The festival was rooted in Christ Church, a college many people might only know as the Hogwarts set in the Harry Potter films. Other events were held at a more modern lecture hall in Corpus Christi, at Merton college and Oriel, at the Sheldonian Theatre and the Bodleian Library.

It hardly mattered what the speakers said; in rare moments of boredom all you had to do was look up at the frescoed ceilings, or count the number of ‘green men’ you could find carved into the Medieval panels. It was a rare privilege to listen to Tim Smit deliver a private talk about the Eden Project.

The Sheldonian was hushed as he described the ways perseverance and chance came together to create one of the world’s most wonderful ecological centres, and revealed that the Queen’s Diamond Jubilee would include a special visit to Eden.

I also attended a debate between P.D. James and Jill Paton Walsh, where James championed the cause of Agatha Christie and Walsh spoke for Dorothy L. Sayers as the greatest of the Golden Age writers of detective fiction.

By turns amusing and insightful James talked about her start as a writer when she was well into her 40s, setting her alarm clock an hour earlier each day to find time to write, “I didn’t ever want to tell my grandchildren I wanted to be a writer”.

Walsh revealed she got into writing genre fiction after the publisher of her first novel Knowledge of Angels said literary work was so much harder to sell.

In the end a tie was declared, with Christie and Sayers sharing the crown as the most celebrated female crime writer.

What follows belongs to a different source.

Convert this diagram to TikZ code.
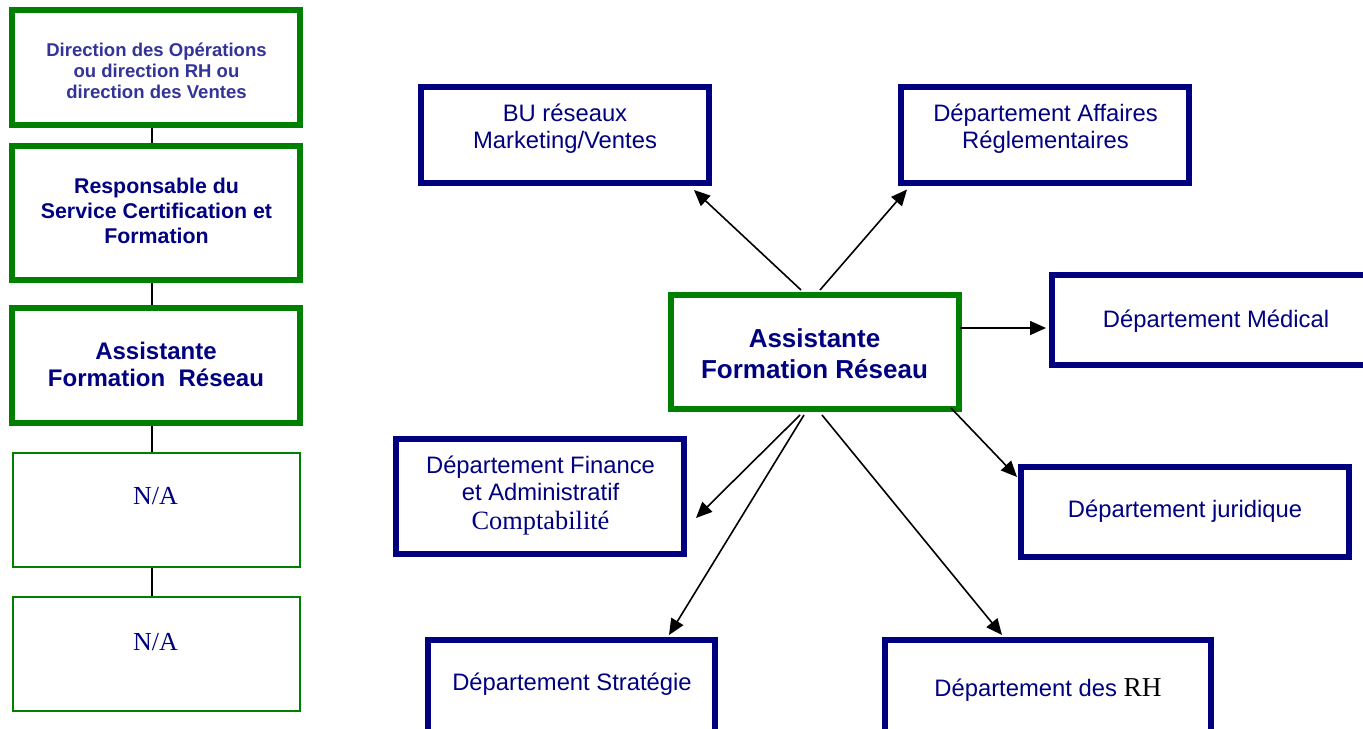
\documentclass[tikz,border=0pt]{standalone}
\usepackage{fontspec}
\setmainfont{Liberation Serif}
\setsansfont{Liberation Sans}
\usetikzlibrary{arrows.meta,calc}
\definecolor{boxgreen}{RGB}{0,128,0}
\definecolor{boxnavy}{RGB}{0,0,128}
\definecolor{softnavy}{RGB}{51,51,153}
\begin{document}
\begin{tikzpicture}[x=0.75pt,y=-0.75pt,
  sz/.style 2 args={minimum width=#1*0.75pt, minimum height=#2*0.75pt},
  greenthick/.style={draw=boxgreen, line width=4.5pt, fill=white, inner sep=0pt},
  greenthin/.style={draw=boxgreen, line width=1.5pt, fill=white, inner sep=0pt},
  navybox/.style={draw=boxnavy, line width=4.5pt, fill=white, inner sep=0pt},
  sanstext/.style={inner sep=0pt, align=center, text=boxnavy,
    font=\sffamily\fontsize{17.85pt}{20.25pt}\selectfont},
  serifna/.style={inner sep=0pt, anchor=base, text=boxnavy,
    font=\rmfamily\fontsize{19.5pt}{22pt}\selectfont},
  link/.style={draw=black, line width=1.2pt},
  arrowlink/.style={link, -{Triangle[length=12pt,width=10.5pt]}},
]
\useasboundingbox (0,0) rectangle (1363,728);
\fill[white] (0,0) rectangle (1363,728);
\clip (0,0) rectangle (1363,728);

% ---- left column: reporting line ----
\node[greenthick, sz={288}{115}] (b1) at (156,67.5) {};
\node[greenthick, sz={288}{134}] (b2) at (156,213) {};
\node[greenthick, sz={288}{115}] (b3) at (156,365.5) {};
\node[greenthin,  sz={287}{114}] (b4) at (156.5,510) {};
\node[greenthin,  sz={287}{114}] (b5) at (156.5,654) {};

\draw[link] ($(b1.south)+(-4,0)$) -- ($(b2.north)+(-4,0)$);
\draw[link] ($(b2.south)+(-4,0)$) -- ($(b3.north)+(-4,0)$);
\draw[link] ($(b3.south)+(-4,0)$) -- ($(b4.north)+(-4.5,0)$);
\draw[link] ($(b4.south)+(-4.5,0)$) -- ($(b5.north)+(-4.5,0)$);

\node[inner sep=0pt, align=center, text=softnavy,
      font=\sffamily\bfseries\fontsize{13.9pt}{15.75pt}\selectfont] (t1) at (156.5,71)
  {Direction des Opérations\\ou direction RH ou\\direction des Ventes};
\node[inner sep=0pt, align=center, text=boxnavy,
      font=\sffamily\bfseries\fontsize{16pt}{18.75pt}\selectfont] (t2) at (156.5,211)
  {Responsable du\\Service Certification et\\Formation};
\node[inner sep=0pt, align=center, text=boxnavy,
      font=\sffamily\bfseries\fontsize{18pt}{20.25pt}\selectfont] (t3) at (156,364.9)
  {Assistante\\Formation~ Réseau};
\node[serifna] (t4) at (155.5,504) {N/A};
\node[serifna] (t5) at (155.5,650) {N/A};

% ---- right part: network of departments ----
\node[greenthick, sz={288}{114}] (ctr) at (815,352) {};
\node[navybox, sz={288}{96}]  (bu)  at (565,135) {};
\node[navybox, sz={288}{96}]  (aff) at (1045,135) {};
\node[navybox, sz={328}{90}]  (med) at (1216,320) {};
\node[navybox, sz={288}{115}] (fin) at (540,496.5) {};
\node[navybox, sz={328}{90}]  (jur) at (1185,512) {};
\node[navybox, sz={287}{120}] (str) at (571.5,700) {};
\node[navybox, sz={326}{120}] (rh)  at (1048,700) {};

\node[inner sep=0pt, align=center, text=boxnavy,
      font=\sffamily\bfseries\fontsize{19.5pt}{23.25pt}\selectfont] (tctr) at (814.5,354.2)
  {Assistante\\Formation Réseau};
\node[sanstext] (tbu) at (565,129.1) {BU réseaux\\Marketing/Ventes};
\node[sanstext] (taff) at (1045.5,129.1) {Département Affaires\\Réglementaires};
\node[sanstext, anchor=base] (tmed) at (1216,327) {Département Médical};
\node[sanstext] (tfin) at (540.5,496)
  {Département Finance\\et Administratif\\[1.5pt]{\rmfamily\fontsize{19.8pt}{22pt}\selectfont Comptabilité}};
\node[sanstext, anchor=base] (tjur) at (1185,517) {Département juridique};
\node[sanstext, anchor=base] (tstr) at (572,690) {Département Stratégie};
\node[sanstext, anchor=base] (trh) at (1048,696)
  {Département des {\rmfamily\fontsize{20.5pt}{22pt}\selectfont\color{black}RH}};

% ---- arrows from the central box ----
\draw[arrowlink] ($(ctr.north)+(-14,-2)$) -- ($(bu.south)+(129,4)$);
\draw[arrowlink] ($(ctr.north)+(5,-2)$) -- ($(aff.south)+(-138,3.5)$);
\draw[arrowlink] ($(ctr.east)+(-2,-24)$) -- ($(med.west)+(-3,8)$);
\draw[arrowlink] ($(ctr.south east)+(-11,-4)$) -- ($(jur.west)+(-1,-35)$);
\draw[arrowlink] ($(ctr.south)+(-15,3)$) -- ($(fin.east)+(9,21.5)$);
\draw[arrowlink] ($(ctr.south)+(-11,3)$) -- ($(str.north)+(97.5,-2)$);
\draw[arrowlink] ($(ctr.south)+(7,3)$) -- ($(rh.north)+(-46,-2)$);
\end{tikzpicture}
\end{document}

Both James and Walsh also said they were excited by recent developments in the genre, especially with writing from Scandinavia.

“It’s becoming a lot more realistic,” said Walsh, “people are more interested in the details of crime.”

James concluded by affirming, “we’re in another golden age of detective fiction”.

Of the various events, the one I most looked forward to and most enjoyed was Ishiguro in conversation with Peter Kemp, lead book reviewer for The Sunday Times of London. As a novelist whose work has been respected and admired for decades, Ishiguro’s stories have also found a niche in film adaptation, with Remains of the Day still topping DVD sales (thanks to its award-winning narrative and Oscar nominated performances by Anthony Hopkins and Emma Thompson).

The discussion turned around a film adaptation of Ishiguro’s latest novel Never Let Me Go, starring Keira Knightly, Carey Mulligan and Andrew Garfield.

While praising the end result and confirming his participation during filming, Ishiguro said he considers it his goal to “write an unfilmable book. Novels must do something that TV and cinema cannot.

“Writing has got to take an audience somewhere new and while there’s a natural alliance between good books and good films, right now we’re under siege by a commercialised culture. Film has to reach a wide audience and it must necessarily be dumbed down.”

He had something to say about the use of young characters by the film industry, and remembered a chat with one executive who explicitly said they wanted “to use novels that feature a lot of younger people”.

“Film is very much a third person medium, while novels are set in a hinterland between interior and exterior worlds,” said Ishiguro. He went on to describe the importance of escapist narratives in Hollywood cinema, perhaps all the more important because most people never try to escape in their daily lives.

“They try to dignify their position and accept it, and I’m interested in the extent to which people don’t rebel,” citing that as a major theme in his latest novel but indeed in all his work where the interplay between acceptance, resignation and obedience are constantly developed.

“There’s something to be celebrated in people trying to find dignity in small lives,” he said. “We don’t all have the perspective to rebel.”

In between the drive to shift product, present authors to the public, and show Oxford to its best advantage, the 2011 Sunday Times Oxford Literary Festival created an atmosphere that was at once welcoming and exciting.

Inspired by the speakers, discovering new books and writers, visitors to the festival were left with a new view on publishing as a still vibrant industry.

The Oxford Literary Festival has never failed to cause a stir and this year’s exceptional programme proved to be more dramatic than ever. Whatever next year has in store, it’ll be well worth the wait.